A dependência externa para suprimento de armamentos levanta um debate mais amplo sobre soberania nacional. Para Huberman, o Brasil deveria investir no desenvolvimento de sua própria indústria de defesa, em vez de manter a lógica de importação de equipamentos estrangeiros. “Antes de pensar a respeito de capacidades coercitivas, a gente tem que pensar em soberania”, afirma.

Ele defende uma reorganização dos gastos federais, com menos recursos direcionados para custeio e mais para pesquisa e inovação: “Gastar menos com a aposentadoria dos militares e mais com desenvolvimento de tecnologia de defesa”, resume. Para o pesquisador, o país tem potencial para fabricar seus próprios fuzis, mísseis, sistemas de vigilância e comunicação, o que também reduziria vulnerabilidades, como a atual dependência de sistemas como a Starlink, do bilionário Elon Musk.

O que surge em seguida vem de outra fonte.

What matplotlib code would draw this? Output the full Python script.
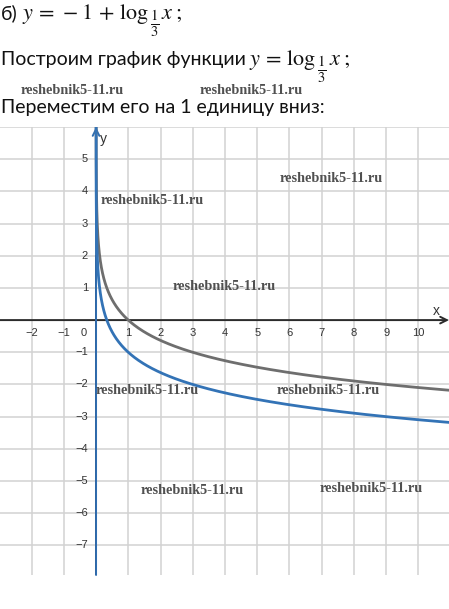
import matplotlib
matplotlib.use("Agg")
import matplotlib.pyplot as plt
import numpy as np

# function data: y = shift + log_base(x)
base = 1 / 3
shift_gray = 0
shift_blue = -1
x_vals = np.geomspace(1e-4, 11, 800)

x_ticks = [-2, -1, 1, 2, 3, 4, 5, 6, 7, 8, 9, 10]
y_ticks = [5, 4, 3, 2, 1, -1, -2, -3, -4, -5, -6, -7]

watermark = "reshebnik5-11.ru"
wm_pos = [(72, 90), (251, 90), (152, 200), (224, 287), (331, 179),
          (147, 391), (328, 391), (192, 491), (371, 488)]

plt.rcParams['mathtext.fontset'] = 'stix'

W, H = 449, 609
fig = plt.figure(figsize=(W / 100, H / 100), dpi=100)
renderer = fig.canvas.get_renderer()


def put(x_px, base_px, s, **kw):
    # place text at pixel position, return its right edge in pixels
    t = fig.text(x_px / W, 1 - base_px / H, s, **kw)
    bb = t.get_window_extent(renderer)
    return bb.x1


def formula(x_px, base_px, head):
    mkw = dict(fontsize=16, color='#111111', va='baseline')
    xe = put(x_px, base_px, head, **mkw)
    fig.text((xe + 0.5) / W, 1 - (base_px + 4.5) / H, r"$\frac{1}{3}$",
             fontsize=15, color='#111111', va='center', ha='left')
    t = fig.text(0, 0, r"$\frac{1}{3}$", fontsize=15)
    fw = t.get_window_extent(renderer).width
    t.remove()
    put(xe + fw + 3, base_px, r"$x\;;$", **mkw)


# text above the graph
tfont = dict(family='Lato', fontsize=14, color='#111111', va='baseline')
put(1, 19, "б)", **tfont)
formula(22, 19, r"$y\,=\,-1\,+\,\log$")
put(1, 65, "Построим график функции", **tfont)
formula(249, 65, r"$y\,=\,\log$")
put(1, 113, "Переместим его на 1 единицу вниз:", **tfont)

# graph area: pixels 127..575 vertically
ax = fig.add_axes([0, (H - 575) / H, 1, (575 - 127) / H])
xmin, xmax = -2.98, 10.95
ymin, ymax = -7.92, 6.0
ax.set_xlim(xmin, xmax)
ax.set_ylim(ymin, ymax)
for s in ax.spines.values():
    s.set_visible(False)
ax.set_xticks(range(-2, 11))
ax.set_yticks(range(-7, 7))
ax.tick_params(length=0, labelbottom=False, labelleft=False)
ax.grid(True, color='#d2d2d2', linewidth=1.1)

# axes with arrows
acol = '#2b2b2b'
ax.annotate('', xy=(xmax, 0), xytext=(xmin, 0),
            arrowprops=dict(arrowstyle='->', color=acol, lw=1.4,
                            shrinkA=0, shrinkB=0, mutation_scale=12))
ax.annotate('', xy=(0, ymax), xytext=(0, ymin),
            arrowprops=dict(arrowstyle='->', color='#2f6db0', lw=1.4,
                            shrinkA=0, shrinkB=0, mutation_scale=12))
ax.plot([0, 0], [ymin, 2], color=acol, lw=1.4)

y_gray = shift_gray + np.log(x_vals) / np.log(base)
y_blue = shift_blue + np.log(x_vals) / np.log(base)
ax.plot(x_vals, y_gray, color='#6e6e6e', lw=2.0, zorder=4)
ax.plot(x_vals, y_blue, color='#3373b6', lw=2.0, zorder=5)

lfont = dict(family='Liberation Sans', fontsize=8, color='#333333')
for t in x_ticks:
    ax.text(t, -0.25, "\u2212%d" % -t if t < 0 else str(t), ha='center', va='top', **lfont)
ax.text(-0.3, -0.25, "0", ha='right', va='top', **lfont)
for t in y_ticks:
    ax.text(-0.25, t, "\u2212%d" % -t if t < 0 else str(t), ha='right', va='center', **lfont)
ax.text(0.22, 5.62, "y", ha='center', va='center', family='Liberation Sans', fontsize=10, color='#333333')
ax.text(10.56, 0.28, "x", ha='center', va='center', family='Liberation Sans', fontsize=10, color='#333333')

for px, py in wm_pos:
    fig.text(px / W, 1 - py / H, watermark, ha='center', va='center',
             family='Liberation Serif', fontweight='bold', fontsize=10.3,
             color='#505050', zorder=10)

fig.savefig("out.png", dpi=100)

Ana Penido também vê espaço para repensar a política industrial de defesa. “É possível sim pensar o emprego de parte desses orçamentos para a produção de equipamentos aqui no Brasil”, afirma. Segundo ela, fortalecer a indústria nacional nesse setor pode ser uma estratégia para gerar empregos qualificados, diminuir a dependência de importações e desenvolver ciência e tecnologia.

Para ela, diante da ascensão global da militarização e do uso da guerra como instrumento de política, defender a paz não é uma posição ingênua, mas uma escolha estratégica. “A gente tem que ter coragem de defender a paz”, afirma.

Para ela, o pacifismo, nesse cenário, representa a recusa a uma lógica que transforma vidas em laboratório e territórios em mercado. “A guerra é uma forma de resolver conflitos. A política é outra. E a gente ainda acredita na política.” Penido destaca que manter o Brasil fora de guerras e do financiamento de estruturas que as sustentam é também uma forma de proteger o país internamente.

“Se a gente defende a paz, a gente pode gastar mais com saúde, com educação, com assistência social. É disso que a gente está falando”, conclui.